The Cyber Crime Investigation Bureau on Friday evening sought a search warrant from the Ubon Ratchathani provincial court after a meeting with officials from the Constitutional Court, Department of Special Investigation and the company administering the website.

They searched the house in tambon Saen Suk, Warinchamrab district, on Saturday and arrested Wachira, 33, a medical science graduate. His surname was withheld.

Police said Mr Wachira confessed to hacking the court’s website.

Police also seized his computer and devices allegedly used in committing the crime for digital forensics.

Mr Wachira may face two charges. The first is under Sections 5 and 7 of the computer crime law, which involves accessing the data of a computer system with measures limiting its access. The offence is punishable by imprisonment from six months to two years and/or a fine up to 40,000 baht.
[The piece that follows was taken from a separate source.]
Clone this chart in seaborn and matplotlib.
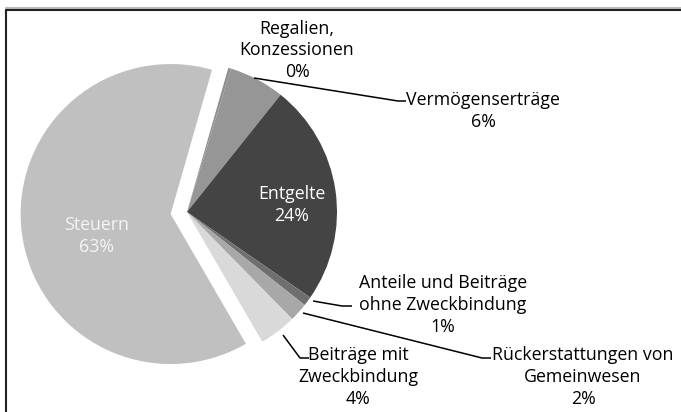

He may also face penalties under Section 9 of the same law for illegitimately making changes to other people’s computer data, punishable by up to five years in prison and/or a fine up to 100,000 baht.

A day after the Constitutional Court issued its ruling against public discussion of monarchy reform on Wednesday, the court’s home page was renamed “Kangaroo Court” and the content replaced by a YouTube video of the song Guillotine performed by the American hip-hop band Death Grips.

The website has been inaccessible since Friday.

The government has warned protesters not to defy the ruling, but a handful of small gatherings drawing attention to the issue have taken place in recent days.

On Saturday afternoon, a flash mob near the Bangkok Art & Culture Centre called for bail for “political prisoners”, such as those charged under Section 112, the royal defamation law.

Several groups allied with the protest movement have also announced plans for a “Support Democracy” rally that will gather at Victory Monument at 3pm on Sunday, with plans to walk to Sanam Luang.

As well, four protesters on Friday attached signs reading “Reform does not equal overthrow” and “Repeal 112” to the door of Sirivannavari Siam Paragon, the flagship outlet of the fashion brand owned by His Majesty the King’s youngest daughter, Princess Sirivannavari. They were arrested, fined 2,000 baht for violating the Cleanliness Act, and released.